Hi SME,
Could somebody please help me figure out how to use the Tile tool to generate the Results tab (columns E & F) based on the initial info on the Gov_Table tab? Essentially, what I'm trying to do is to group all the Counties together and within each county, to label Tag1 with incremental numbers to represent the changes in the County name and Tag2 to indicate the changes in the rates starting with the Type showing County as 0. What Tag2 allows me to peg all the cities with the same rates with the same numerical value.
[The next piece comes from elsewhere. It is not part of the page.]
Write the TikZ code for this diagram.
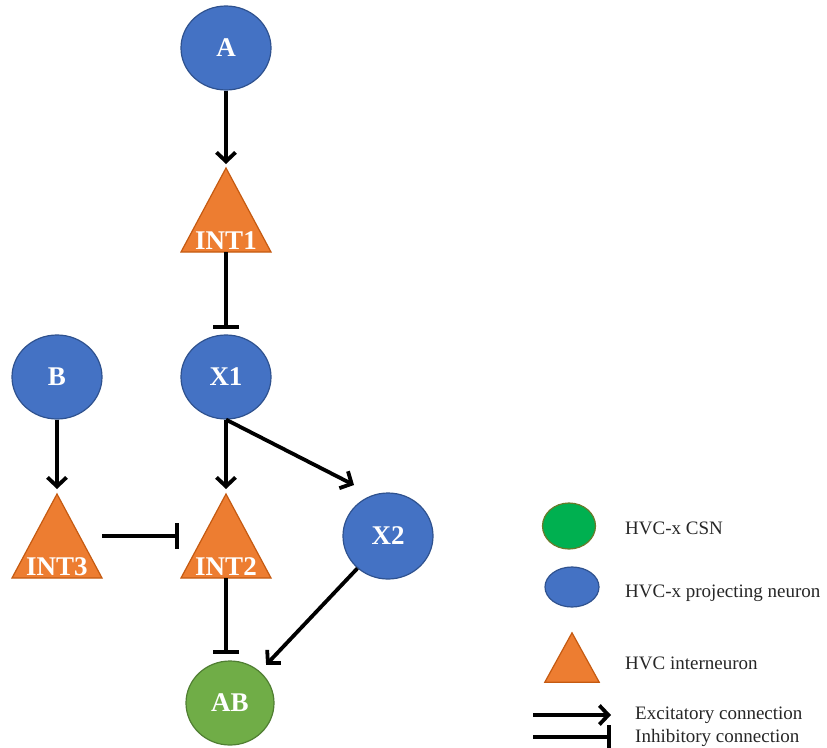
\documentclass[tikz,border=0pt]{standalone}
\usepackage{fontspec}
\setmainfont{Liberation Serif}
\usetikzlibrary{arrows.meta,shapes.geometric}

\definecolor{pnfill}{HTML}{4472C4}
\definecolor{pnline}{HTML}{2F528F}
\definecolor{infill}{HTML}{ED7D31}
\definecolor{inline}{HTML}{C55A11}
\definecolor{abfill}{HTML}{70AD47}
\definecolor{abline}{HTML}{507E32}
\definecolor{csnfill}{HTML}{00B050}
\definecolor{csnline}{HTML}{6A7A2A}
\definecolor{legtext}{HTML}{262626}

\begin{document}
\begin{tikzpicture}[x=1pt,y=-1pt,
  neuron/.style={ellipse, minimum width=90pt, minimum height=84pt, inner sep=0pt,
    line width=1.2pt, text=white, font=\fontsize{27}{27}\selectfont\bfseries},
  proj/.style={neuron, fill=pnfill, draw=pnline},
  csn/.style={neuron, fill=abfill, draw=abline},
  trinode/.style={minimum width=90pt, minimum height=84pt, inner sep=0pt, outer sep=0pt},
  trishape/.style={fill=infill, draw=inline, line width=1.2pt, line join=miter},
  trilabel/.style={anchor=base, text=white, inner sep=0pt, font=\fontsize{27}{27}\selectfont\bfseries},
  exc/.style={line width=3.8pt, -{Straight Barb[length=9pt,width=19pt]}},
  inh/.style={line width=3.8pt, -{Bar[width=26pt,line width=4.5pt]}},
  legend/.style={anchor=west, inner sep=0pt, text=legtext, font=\fontsize{19}{19}\selectfont},
]
\useasboundingbox (0,0) rectangle (827,747);

% ---------- neurons ----------
\node[proj] (A)  at (226,48)  {A};
\node[proj] (B)  at (57,377)  {B};
\node[proj] (X1) at (226,377) {X1};
\node[proj, minimum height=86pt] (X2) at (388,536) {X2};
\node[csn, minimum width=88pt] (AB) at (230,703) {AB};

% ---------- interneurons (triangles) ----------
\node[trinode] (INT1) at (226,210) {};
\node[trinode] (INT3) at (57,536)  {};
\node[trinode] (INT2) at (226,536) {};
\foreach \t/\lbl in {INT1/INT1, INT3/INT3, INT2/INT2} {
  \draw[trishape] (\t.south west) -- (\t.north) -- (\t.south east) -- cycle;
  \node[trilabel] at ([yshift=3pt]\t.south) {\lbl};
}

% ---------- connections ----------
\coordinate (X2in) at (354,485);
\draw[exc, shorten >=4pt] (A) -- (INT1.north);
\draw[inh, shorten >=5pt] (INT1.south) -- (X1.north);
\draw[exc, shorten >=5pt] (B) -- (INT3.north);
\draw[exc, shorten >=5pt] (X1.south) -- (INT2.north);
\draw[exc] (X1.south) -- (X2in);
\draw[inh, shorten >=2pt] (INT3.east) -- (INT2.west);
\draw[inh, shorten >=6pt] (INT2.south) -- (INT2.south |- AB.north);
\draw[exc, shorten >=9pt] (X2) -- (AB);

% ---------- legend ----------
\node[ellipse, minimum width=53pt, minimum height=46pt, inner sep=0pt,
      fill=csnfill, draw=csnline, line width=1.2pt] (Lcsn) at (569,526) {};
\node[ellipse, minimum width=54pt, minimum height=40pt, inner sep=0pt,
      fill=pnfill, draw=pnline, line width=1.2pt] (Lproj) at (572,587) {};
\node[minimum width=54pt, minimum height=49pt, inner sep=0pt] (Lint) at (572,657.5) {};
\draw[trishape] (Lint.south west) -- (Lint.north) -- (Lint.south east) -- cycle;

\node[legend] (Tcsn)  at (625,528) {HVC-x CSN};
\node[legend] (Tproj) at (625,593) {HVC-x projecting neuron};
\node[legend] (Tint)  at (625,663) {HVC interneuron};

\coordinate (Lexc0) at (533,715);
\coordinate (Lexc1) at (611,715);
\coordinate (Linh0) at (533,737);
\coordinate (Linh1) at (611,737);
\draw[exc] (Lexc0) -- (Lexc1);
\draw[line width=3.8pt, -{Bar[width=24pt,line width=4.5pt]}] (Linh0) -- (Linh1);
\node[legend] (Texc) at (635,715) {Excitatory connection};
\node[legend] (Tinh) at (635,738) {Inhibitory connection};
\end{tikzpicture}
\end{document}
I tried to use the Tile tool to do this without avail. I could do this the long way, but I'm trying to figure out best practice to do this.
Appreciate your help.
Thanks,
kwl
Solved! Go to Solution.
Thank you @apathetichell !
Hi @apathetichell ,
Could you please help me understand the Filter formula of GetWord([Location],CountWords([Location])-1)="County"? Also, how can I modify the workflow to remove any cities that have the same tax rate as the county's but leave the county's row intact?
Thanks,
kwl
Sure! - I initailly used the fairly straight forward contains([Location],"County") - expresion there - but it also flags unincorporated areas. I needed to figure out a strategy to only get the Counties since I need them for part 1 - and for their base tax rates for part 2.
There are a slew of ways I could have filtered for these - my usual pick would have been:
regex_match([Location],".*County$")
and the most straight forward would have been right([Location],6)="County"
I went for count the number of words - and then choose the last word - and see if that is equal to County. Only issue is that one of these functions uses the pythonic 0 for 1, while the other uses the standard first item is 1 context. The -1 just adjusts between the two numbering systems.
Hopefully you're sticking to indirect tax in California - if you start looking at New York - you'll have to go by zip code because of the MTA... at least that's my memory of it...
Hi @apathetichell ,
Could you please help me understand why the RegEx tool would not generate the same results as the Filter tool with the regex above?
Thanks,
kwl
@knnwndlm - it definitely would! I just use Regex so often I wanted to play with some other string functions. You could also use contains([Location],"County") and !contains([Loation],"unincorporated") but that seems too hard coded.
@apathetichell - I see what happened. with the RegEx tool, I would have to look at the Match column to filter out the False/True to get the data. Thank you again!
I'd just throw the regex_match function in the filter tool. you can use regex_match([Location],".*County$")
@apathetichell - How do I use RegEx to replace the word "County" with a "-" for any locations that have "Unincorporated" in the String? I do have other locations that have "County" in the string that I do want to leave alone.